Where Does the Department Get the Funds to Cover its Expenses?

The cost to build and maintain the parking facilities and operate transportation programs at a large university is not cheap. A great deal of planning and organization goes into keeping expenses at the level that they are.

Parking Is An Auxiliary. But What Does That Mean?

As you may (or may not) know, Parking and Transportation Services receives no funding from the university or the state.

The department is designated as an auxiliary service by UH. Under state law, auxiliaries cannot receive state funds. They have to be completely self-funded operations. This is not new. It has been the case for years.
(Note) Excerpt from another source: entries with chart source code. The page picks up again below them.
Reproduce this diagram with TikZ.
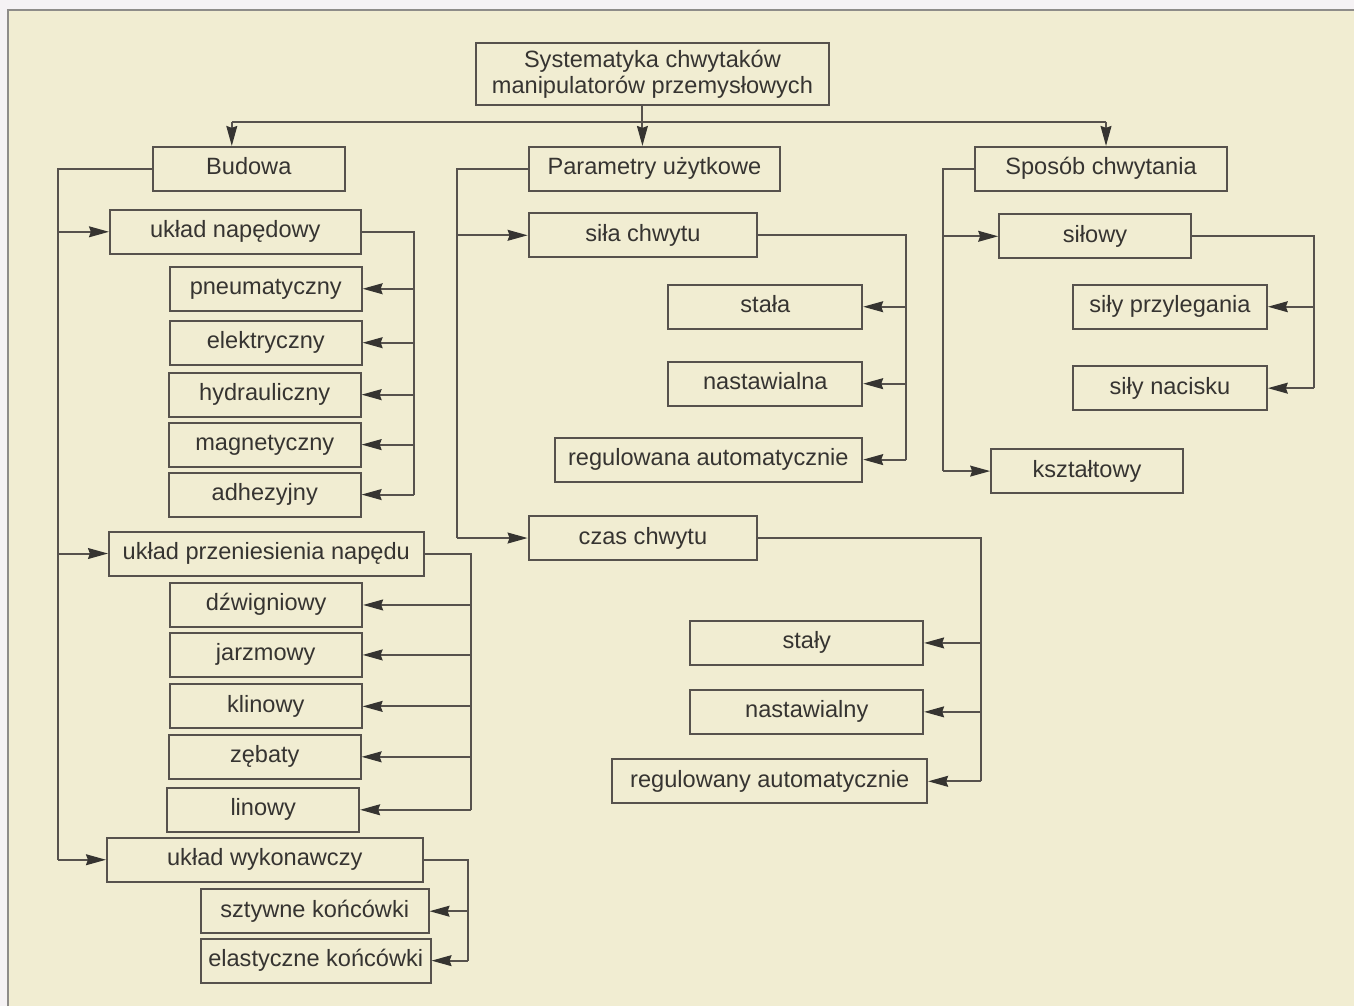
\documentclass[tikz,border=0pt]{standalone}
\usepackage{fontspec}
\setmainfont{Liberation Sans}
\usetikzlibrary{arrows.meta}
\definecolor{paper}{HTML}{F1EDD2}
\definecolor{margin}{HTML}{F5F2F4}
\definecolor{frame}{HTML}{8E8C89}
\definecolor{ink}{HTML}{57524D}
\definecolor{txt}{HTML}{363431}
\begin{document}
\begin{tikzpicture}
    [
    x=0.5pt,y=-0.5pt,
    font=\fontsize{11.8}{13}\selectfont,
    plain/.style={draw=ink,line width=1pt,rectangle,text=txt,inner sep=0pt,minimum height=22pt},
    box/.style={plain,text height=8.5pt,text depth=2.5pt},
    wa/.style={box,minimum width=96pt},
    line/.style={draw=ink,line width=1pt},
    arr/.style={line,-{Stealth[length=10pt,width=5.5pt,inset=1pt,line width=0.6pt,color=txt]}}
    ]
    \fill [margin] (0,0) rectangle (1355,1007);
    \fill [paper] (8,10) rectangle (1355,1007);
    \draw [frame,line width=1.2pt] (8,1007) -- (8,10) -- (1355,10);
    \useasboundingbox (0,0) rectangle (1355,1007);
    \node (top) at (653,74) [plain,minimum width=177pt,minimum height=31pt,align=center] {Systematyka chwytaków\\manipulatorów przemysłowych};
    \node (budowa) at (249,169) [box,minimum width=96pt] {Budowa};
    \node (param) at (655,169) [box,minimum width=126pt] {Parametry użytkowe};
    \node (sposob) at (1102,169) [box,minimum width=126.5pt] {Sposób chwytania};
    \node (naped) at (235.5,232) [box,minimum width=125.5pt] {układ napędowy};
    \node (pneu) at (266,289) [wa] {pneumatyczny};
    \node (elek) at (266,343) [wa] {elektryczny};
    \node (hydr) at (265,395) [wa] {hydrauliczny};
    \node (magn) at (265,445) [wa] {magnetyczny};
    \node (adhe) at (265,495) [wa] {adhezyjny};
    \node (przen) at (266.5,554) [box,minimum width=157.5pt] {układ przeniesienia napędu};
    \node (dzwi) at (266.5,605.5) [wa] {dźwigniowy};
    \node (jarz) at (266,655.5) [wa] {jarzmowy};
    \node (klin) at (266,707) [wa] {klinowy};
    \node (zeba) at (265,757.5) [wa] {zębaty};
    \node (lino) at (263.5,810.5) [wa] {linowy};
    \node (wykon) at (265,860.5) [box,minimum width=158pt] {układ wykonawczy};
    \node (szty) at (315,912) [box,minimum width=114pt] {sztywne końcówki};
    \node (elas) at (316,961.5) [box,minimum width=115pt] {elastyczne końcówki};
    \node (sila) at (643.5,235.5) [box,minimum width=114.5pt] {siła chwytu};
    \node (stala) at (766,307) [wa,minimum width=97pt] {stała};
    \node (nasta) at (766,384) [wa,minimum width=97pt] {nastawialna};
    \node (regua) at (709,460) [box,minimum width=154pt] {regulowana automatycznie};
    \node (czas) at (643.5,538.5) [box,minimum width=114.5pt] {czas chwytu};
    \node (staly) at (807.5,643.5) [box,minimum width=116.5pt] {stały};
    \node (nasty) at (807.5,712.5) [box,minimum width=116.5pt] {nastawialny};
    \node (reguy) at (770.5,782) [box,minimum width=157.5pt] {regulowany automatycznie};
    \node (silow) at (1096,236.5) [wa] {siłowy};
    \node (przyl) at (1171,307) [wa,minimum width=97pt] {siły przylegania};
    \node (nacis) at (1171,388.5) [wa,minimum width=97pt] {siły nacisku};
    \node (kszta) at (1088,471.5) [wa] {kształtowy};
    \coordinate (hub) at (643,122);
    \coordinate (lhub) at (232,122);
    \coordinate (rhub) at (1107,122);
    \coordinate (bl) at (58,0);
    \coordinate (br1) at (414,0);
    \coordinate (br2) at (471,0);
    \coordinate (br3) at (468,0);
    \coordinate (pl) at (457,0);
    \coordinate (pr1) at (907,0);
    \coordinate (pr2) at (982,0);
    \coordinate (sl) at (944,0);
    \coordinate (sr) at (1315,0);
    \draw [line] (top.south -| hub) -- (hub);
    \draw [line] (lhub) -- (rhub);
    \draw [arr] (hub) -- (hub |- param.north);
    \draw [arr] (lhub) -- (lhub |- budowa.north);
    \draw [arr] (rhub) -- (rhub |- sposob.north);
    \draw [line] (budowa.west) -- (bl |- budowa.west) -- (bl |- wykon.west);
    \draw [arr] (bl |- naped.west) -- (naped.west);
    \draw [arr] (bl |- przen.west) -- (przen.west);
    \draw [arr] (bl |- wykon.west) -- (wykon.west);
    \draw [line] (naped.east) -- (br1 |- naped.east) -- (br1 |- adhe.east);
    \foreach \n in {pneu,elek,hydr,magn,adhe}
      \draw [arr] (br1 |- \n.east) -- (\n.east);
    \draw [line] (przen.east) -- (br2 |- przen.east) -- (br2 |- lino.east);
    \foreach \n in {dzwi,jarz,klin,zeba,lino}
      \draw [arr] (br2 |- \n.east) -- (\n.east);
    \draw [line] (wykon.east) -- (br3 |- wykon.east) -- (br3 |- elas.east);
    \foreach \n in {szty,elas}
      \draw [arr] (br3 |- \n.east) -- (\n.east);
    \draw [line] (param.west) -- (pl |- param.west) -- (pl |- czas.west);
    \draw [arr] (pl |- sila.west) -- (sila.west);
    \draw [arr] (pl |- czas.west) -- (czas.west);
    \draw [line] (sila.east) -- (pr1 |- sila.east) -- (pr1 |- regua.east);
    \foreach \n in {stala,nasta,regua}
      \draw [arr] (pr1 |- \n.east) -- (\n.east);
    \draw [line] (czas.east) -- (pr2 |- czas.east) -- (pr2 |- reguy.east);
    \foreach \n in {staly,nasty,reguy}
      \draw [arr] (pr2 |- \n.east) -- (\n.east);
    \draw [line] (sposob.west) -- (sl |- sposob.west) -- (sl |- kszta.west);
    \draw [arr] (sl |- silow.west) -- (silow.west);
    \draw [arr] (sl |- kszta.west) -- (kszta.west);
    \draw [line] (silow.east) -- (sr |- silow.east) -- (sr |- nacis.east);
    \foreach \n in {przyl,nacis}
      \draw [arr] (sr |- \n.east) -- (\n.east);
  \end{tikzpicture}
\end{document}
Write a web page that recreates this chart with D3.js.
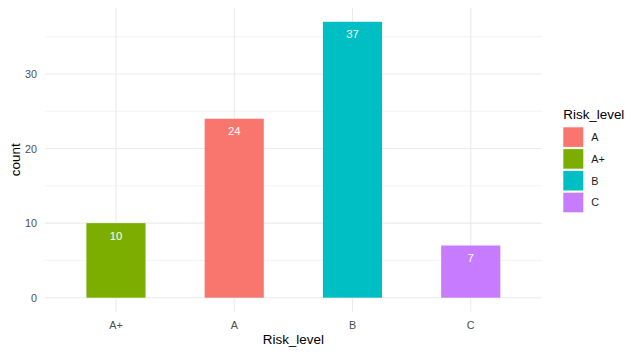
<!DOCTYPE html>
<html><head><meta charset="utf-8">
<script src="https://cdn.jsdelivr.net/npm/d3@7"></script>
<style>body{margin:0;background:#fff}svg{display:block}text{font-family:"Liberation Sans",Arial,sans-serif}</style>
</head><body><svg id="c" width="640" height="355"></svg>
<script>
const categories = ["A+", "A", "B", "C"];
const counts = [10, 24, 37, 7];
const legendLevels = ["A", "A+", "B", "C"];
const legendColors = ["#F8766D", "#7CAE00", "#00BFC4", "#C77CFF"];
const yTicks = [0, 10, 20, 30];
const yMinorTicks = [5, 15, 25, 35];

const svg = d3.select("#c");
const L = 45, R = 541.7, T = 8, B = 311.5;
const maxV = d3.max(counts);
const ex = maxV * 0.05;
const y = d3.scaleLinear().domain([-ex, maxV + ex]).range([B, T]);
const x = d3.scaleBand().domain(categories).range([L, R]).paddingInner(0.5).paddingOuter(0.35);
const color = d3.scaleOrdinal().domain(legendLevels).range(legendColors);

const grid = svg.append("g");
grid.selectAll(".mn").data(yMinorTicks).join("line")
  .attr("x1", L).attr("x2", R).attr("y1", d => y(d)).attr("y2", d => y(d))
  .attr("stroke", "#EBEBEB").attr("stroke-width", 0.6);
grid.selectAll(".mj").data(yTicks).join("line")
  .attr("x1", L).attr("x2", R).attr("y1", d => y(d)).attr("y2", d => y(d))
  .attr("stroke", "#EBEBEB").attr("stroke-width", 1.1);
grid.selectAll(".vx").data(categories).join("line")
  .attr("x1", d => x(d) + x.bandwidth() / 2).attr("x2", d => x(d) + x.bandwidth() / 2)
  .attr("y1", T).attr("y2", B)
  .attr("stroke", "#EBEBEB").attr("stroke-width", 1.1);

const data = categories.map((c, i) => ({ c, v: counts[i] }));
svg.append("g").selectAll("rect").data(data).join("rect")
  .attr("x", d => x(d.c)).attr("width", x.bandwidth())
  .attr("y", d => y(d.v)).attr("height", d => y(0) - y(d.v))
  .attr("fill", d => color(d.c));
svg.append("g").selectAll("text").data(data).join("text")
  .attr("x", d => x(d.c) + x.bandwidth() / 2).attr("y", d => y(d.v) + 16.7)
  .attr("text-anchor", "middle").attr("fill", "#fff").attr("font-size", 11.3)
  .text(d => d.v);

// y axis labels
const ya = d3.axisLeft(y).tickValues(yTicks).tickSize(0).tickPadding(8);
const yg = svg.append("g").attr("transform", `translate(${L},0)`).call(ya);
yg.select(".domain").remove();
yg.selectAll("text").attr("fill", "#4D4D4D").attr("font-size", 10.8).attr("font-family", "Liberation Sans, Arial, sans-serif");

const xa = d3.axisBottom(x).tickSize(0).tickPadding(10);
const xg = svg.append("g").attr("transform", `translate(0,${B})`).call(xa);
xg.select(".domain").remove();
xg.selectAll("text").attr("fill", "#4D4D4D").attr("font-size", 10.8).attr("font-family", "Liberation Sans, Arial, sans-serif");

svg.append("text").attr("x", (L + R) / 2).attr("y", 344).attr("text-anchor", "middle")
  .attr("font-size", 13.4).attr("fill", "#000").text("Risk_level");
svg.append("text").attr("transform", `translate(19.5,${(T + B) / 2}) rotate(-90)`).attr("text-anchor", "middle")
  .attr("font-size", 13.4).attr("fill", "#000").text("count");

// legend
const lg = svg.append("g").attr("transform", "translate(563.3,0)");
lg.append("text").attr("x", 0).attr("y", 118.5).attr("font-size", 13.4).attr("fill", "#000").text("Risk_level");
const items = lg.selectAll(".it").data(legendLevels).join("g")
  .attr("transform", (d, i) => `translate(0,${127.3 + i * 21.8})`);
items.append("rect").attr("width", 20).attr("height", 19.6).attr("fill", d => color(d));
items.append("text").attr("x", 28).attr("y", 9.8).attr("dy", "0.36em")
  .attr("font-size", 10.8).attr("fill", "#1a1a1a").text(d => d);
</script></body></html>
At the same time, Parking and Transportation has to meet all of its budgetary obligations. By far, the largest of those is the cost of the parking garages. Imagine paying for a mortgage on a multi-million dollar home. Now multiply that by six, which happens to be the number of parking garages that have been constructed on campus since 2006 to provide enough parking to accommodate the campus community. It's a large number, which we'll go over in detail in our next blog post.

Parking garages, however, aren't the only expenses. There are the shuttle programs (Cougar Line and Cougar Ride), maintenance/repair costs, salaries and benefits, and utilities.

How the Department Generates Revenue

There are not a lot of options for Parking and Transportation Services to generate revenue to cover the cost of its expenses. Nearly 75% of it comes from the sale of parking permits to students, faculty and staff. The chart below breaks down the percentages for Fiscal Year 23 (which ended in August 2023). The chart below projects the percentages for Fiscal Year 24, which we currently are in and which ends this coming August.

For the 2023 fiscal year, the total revenue received was 58% student permits, 24% visitor/special events, 15% staff/faculty permits and 3% enforcement.

The projected revenue for the 2024 fiscal year is expected to come from 56% student permits, 23% visitor/special events, 16% staff permits and 5% enforcement.

Understanding these financial dynamics should bring some clarity as to why parking fees are in place and are essential to maintaining the functionality and services offered by the department.

Much thought and energy goes into formulating the permit rate structure each year. In the end, the rates that are set are the lowest that they can be yet still allow Parking and Transportation Services to meet the budgetary expenses.